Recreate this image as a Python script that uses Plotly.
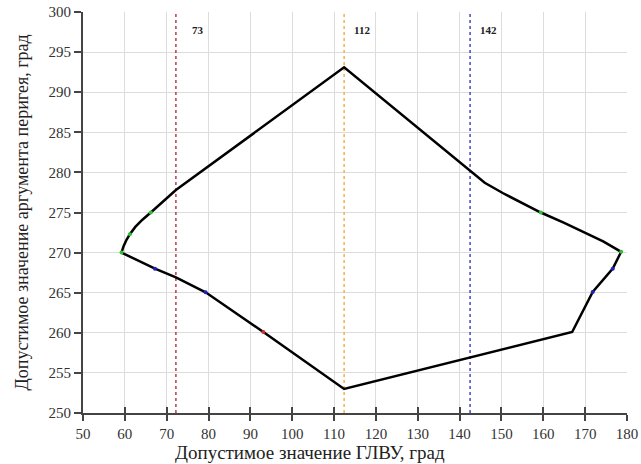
□ □ □ □
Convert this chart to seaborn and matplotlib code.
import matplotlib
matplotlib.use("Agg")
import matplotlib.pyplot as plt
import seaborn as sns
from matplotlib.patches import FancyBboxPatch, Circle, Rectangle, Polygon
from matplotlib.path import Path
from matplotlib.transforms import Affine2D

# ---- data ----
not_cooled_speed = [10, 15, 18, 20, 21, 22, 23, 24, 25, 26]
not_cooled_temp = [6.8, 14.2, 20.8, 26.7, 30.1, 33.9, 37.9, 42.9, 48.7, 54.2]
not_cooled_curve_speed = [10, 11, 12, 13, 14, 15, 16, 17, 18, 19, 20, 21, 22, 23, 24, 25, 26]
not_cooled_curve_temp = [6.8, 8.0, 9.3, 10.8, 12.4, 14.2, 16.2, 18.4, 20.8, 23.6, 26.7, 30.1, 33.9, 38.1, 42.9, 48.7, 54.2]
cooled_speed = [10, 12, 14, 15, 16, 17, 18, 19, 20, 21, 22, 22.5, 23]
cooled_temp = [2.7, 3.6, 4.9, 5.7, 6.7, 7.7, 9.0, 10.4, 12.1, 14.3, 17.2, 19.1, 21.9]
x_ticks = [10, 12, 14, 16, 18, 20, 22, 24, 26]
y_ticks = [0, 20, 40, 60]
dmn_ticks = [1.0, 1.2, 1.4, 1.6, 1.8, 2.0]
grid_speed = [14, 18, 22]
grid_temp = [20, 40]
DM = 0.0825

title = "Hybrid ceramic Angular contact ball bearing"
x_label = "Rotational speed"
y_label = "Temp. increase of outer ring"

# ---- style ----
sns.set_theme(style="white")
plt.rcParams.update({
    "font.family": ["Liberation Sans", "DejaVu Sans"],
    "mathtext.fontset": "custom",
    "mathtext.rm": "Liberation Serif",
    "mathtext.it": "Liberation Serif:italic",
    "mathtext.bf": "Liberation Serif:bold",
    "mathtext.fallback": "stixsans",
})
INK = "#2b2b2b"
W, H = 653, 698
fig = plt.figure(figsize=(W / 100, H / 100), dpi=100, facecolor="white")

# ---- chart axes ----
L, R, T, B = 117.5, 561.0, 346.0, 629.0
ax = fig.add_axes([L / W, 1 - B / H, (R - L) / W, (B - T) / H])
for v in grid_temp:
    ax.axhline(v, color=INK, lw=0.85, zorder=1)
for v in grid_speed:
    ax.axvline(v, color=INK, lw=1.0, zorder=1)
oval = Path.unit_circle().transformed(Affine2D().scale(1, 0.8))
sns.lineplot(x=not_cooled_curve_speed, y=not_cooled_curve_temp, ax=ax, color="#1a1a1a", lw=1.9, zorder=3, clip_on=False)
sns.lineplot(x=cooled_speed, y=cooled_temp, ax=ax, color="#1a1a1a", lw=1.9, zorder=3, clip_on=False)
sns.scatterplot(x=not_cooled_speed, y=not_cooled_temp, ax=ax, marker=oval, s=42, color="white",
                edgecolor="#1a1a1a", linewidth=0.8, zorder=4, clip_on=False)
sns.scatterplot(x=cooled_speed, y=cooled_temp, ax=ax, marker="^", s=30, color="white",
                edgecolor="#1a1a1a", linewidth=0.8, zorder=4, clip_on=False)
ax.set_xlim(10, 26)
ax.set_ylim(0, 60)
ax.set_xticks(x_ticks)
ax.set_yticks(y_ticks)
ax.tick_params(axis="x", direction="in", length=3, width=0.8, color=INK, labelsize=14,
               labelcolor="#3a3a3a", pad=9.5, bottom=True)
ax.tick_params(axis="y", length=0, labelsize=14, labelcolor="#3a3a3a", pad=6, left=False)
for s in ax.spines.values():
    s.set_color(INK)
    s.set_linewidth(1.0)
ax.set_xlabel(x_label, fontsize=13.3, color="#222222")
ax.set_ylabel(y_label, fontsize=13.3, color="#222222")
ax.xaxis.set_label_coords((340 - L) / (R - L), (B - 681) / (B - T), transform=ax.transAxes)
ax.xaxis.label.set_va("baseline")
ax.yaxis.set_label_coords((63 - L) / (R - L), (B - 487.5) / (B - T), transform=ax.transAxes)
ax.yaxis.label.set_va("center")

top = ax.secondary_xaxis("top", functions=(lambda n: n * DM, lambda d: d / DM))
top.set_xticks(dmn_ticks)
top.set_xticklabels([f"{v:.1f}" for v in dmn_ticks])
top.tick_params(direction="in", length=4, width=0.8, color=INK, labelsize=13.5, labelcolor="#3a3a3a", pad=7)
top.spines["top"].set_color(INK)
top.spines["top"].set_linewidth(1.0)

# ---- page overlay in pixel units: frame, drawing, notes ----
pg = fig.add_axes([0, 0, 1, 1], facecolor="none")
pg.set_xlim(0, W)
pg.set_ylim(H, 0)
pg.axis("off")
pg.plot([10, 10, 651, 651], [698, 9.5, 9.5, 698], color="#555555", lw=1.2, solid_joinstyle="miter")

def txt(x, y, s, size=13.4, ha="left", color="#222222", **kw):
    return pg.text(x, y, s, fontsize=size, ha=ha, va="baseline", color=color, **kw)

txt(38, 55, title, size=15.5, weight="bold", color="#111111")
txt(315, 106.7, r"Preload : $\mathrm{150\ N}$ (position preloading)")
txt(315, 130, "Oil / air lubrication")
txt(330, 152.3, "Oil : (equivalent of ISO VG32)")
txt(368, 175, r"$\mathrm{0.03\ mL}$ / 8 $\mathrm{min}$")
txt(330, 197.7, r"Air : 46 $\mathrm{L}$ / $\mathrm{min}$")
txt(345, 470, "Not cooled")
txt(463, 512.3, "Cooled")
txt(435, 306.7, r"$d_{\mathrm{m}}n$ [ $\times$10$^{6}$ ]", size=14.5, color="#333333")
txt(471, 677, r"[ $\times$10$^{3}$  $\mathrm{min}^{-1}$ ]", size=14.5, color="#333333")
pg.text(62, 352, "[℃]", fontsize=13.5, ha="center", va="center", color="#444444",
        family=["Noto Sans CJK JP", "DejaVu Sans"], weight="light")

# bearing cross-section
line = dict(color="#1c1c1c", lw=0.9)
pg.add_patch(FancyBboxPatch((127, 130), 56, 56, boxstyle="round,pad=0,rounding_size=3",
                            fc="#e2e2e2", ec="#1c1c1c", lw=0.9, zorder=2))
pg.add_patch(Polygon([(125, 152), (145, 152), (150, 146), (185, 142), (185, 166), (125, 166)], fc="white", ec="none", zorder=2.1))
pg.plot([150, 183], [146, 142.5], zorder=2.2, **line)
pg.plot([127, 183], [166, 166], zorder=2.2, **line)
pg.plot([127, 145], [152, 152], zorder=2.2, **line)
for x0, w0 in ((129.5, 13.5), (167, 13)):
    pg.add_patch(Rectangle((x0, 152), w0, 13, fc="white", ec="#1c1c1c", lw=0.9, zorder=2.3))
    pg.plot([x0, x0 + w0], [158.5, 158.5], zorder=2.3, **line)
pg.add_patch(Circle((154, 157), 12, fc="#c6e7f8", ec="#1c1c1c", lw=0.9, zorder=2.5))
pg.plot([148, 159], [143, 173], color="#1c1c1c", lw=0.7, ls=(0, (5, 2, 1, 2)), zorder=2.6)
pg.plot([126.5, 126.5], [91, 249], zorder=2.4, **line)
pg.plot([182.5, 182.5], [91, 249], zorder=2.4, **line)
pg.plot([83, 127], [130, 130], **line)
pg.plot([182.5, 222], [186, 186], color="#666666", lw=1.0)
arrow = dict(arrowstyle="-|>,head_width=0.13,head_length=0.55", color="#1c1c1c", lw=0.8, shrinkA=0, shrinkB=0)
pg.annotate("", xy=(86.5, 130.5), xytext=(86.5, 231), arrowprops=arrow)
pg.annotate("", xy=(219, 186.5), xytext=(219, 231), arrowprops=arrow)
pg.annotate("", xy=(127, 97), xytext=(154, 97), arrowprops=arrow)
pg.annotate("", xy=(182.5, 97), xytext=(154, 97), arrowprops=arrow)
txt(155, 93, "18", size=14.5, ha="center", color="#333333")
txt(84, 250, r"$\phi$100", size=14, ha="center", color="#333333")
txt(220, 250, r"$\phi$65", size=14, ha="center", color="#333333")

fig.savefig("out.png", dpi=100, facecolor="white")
□ □ □ □
# PROBLEM STATEMENT
Scan the material above for the string "matplotlib" and report each line where you find it.

# FULL ANSWER
Convert this chart to seaborn and matplotlib code.
import matplotlib
matplotlib.use("Agg")
import matplotlib.pyplot as plt
from matplotlib.patches import FancyBboxPatch, Circle, Rectangle, Polygon
from matplotlib.path import Path
from matplotlib.transforms import Affine2D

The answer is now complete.